明和四年(一七六七)、境内に「時の鐘」が設置された。ここの鐘は定刻より明け六っは、半刻(約一時間)ほど早く撞かれた。地元、内藤新宿で前夜遅くまで遊んでいた武士たちが、勤務先に遅刻しないようにとの、親心からの措置で、「追い出しの鐘」と呼ばれた。
市街地を見やすくした切絵図は、現在の地図とは必ずしも一致しないが、天龍寺の先が「大久保百人町」、家康入府の際、警備にあたった内藤清成(信濃高遠藩三万三千石)が率いた、伊賀組鉄砲百人同心の屋敷が置かれたところで、腕前は江戸で一、ニを争う腕前であったという。
慶長七年(一六〇ニ)大久保北、中、南に屋敷が置かれ、「大久保百人大縄屋敷」と呼ばれた。
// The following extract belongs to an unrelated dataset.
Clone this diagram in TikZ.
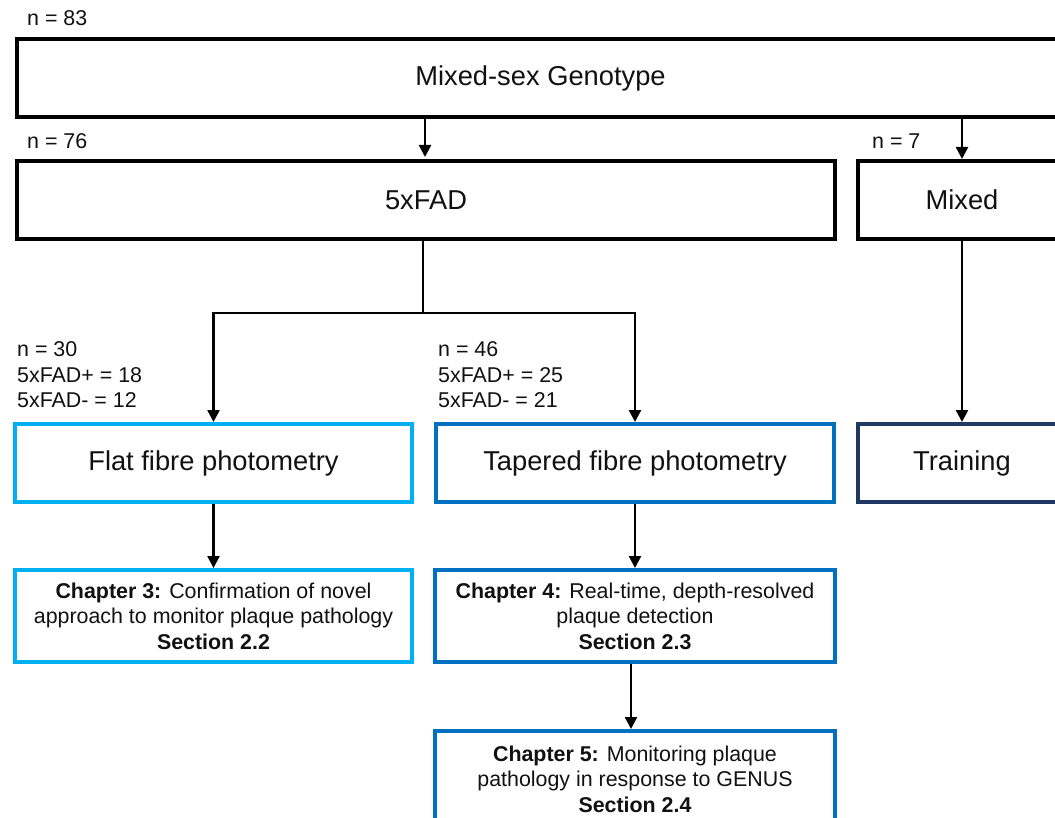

組屋敷内では趣味と実益を兼ねた、ツツジの栽培が盛んであった。因みに新宿区の区の花はツツジである。また、切絵図に載る百人組は、内藤新宿北方や千駄ヶ谷谷町西方、牛込宋慶寺西南方、及び角筈調練場の東北方に位置していた。
「千人組」が置かれたのが八王子である。幕府は八王子を、甲斐、武蔵の国境警備の重要拠点と定め、武田家の旧臣たちを、千人組という組織に編成、城や街道の警備にあたらせたのが「八王子千人同心」である。尚、千人組は日光東照宮の警備も命じられ、この間の道筋は、江戸一極集中の道でない、「鎌倉街道」や「山の辺の道」などが利用された。
甲州道中の最終地点は、甲斐の国甲府である。その後下諏訪まで延ばされ、ここで碓氷 峠を越えてきた中山道と合流している。江戸中期に、設置された甲府城の守備や、管理にあたったのが、「甲府在番」「甲府在勤」と呼ばれた武士集団である。甲府へは江戸の不良旗本(とされた)たちが、所謂「山流し」「甲府勝手」と呼ばれて、懲罰的に左遷させられ、ここより江戸へは、一生戻れないものとされた勤務先であった。一般庶民が、佐渡や八丈島へ流されるのと、同じ感覚であった。武士も庶民も、江戸時代は現代以上に、厳しい現実が待っていた。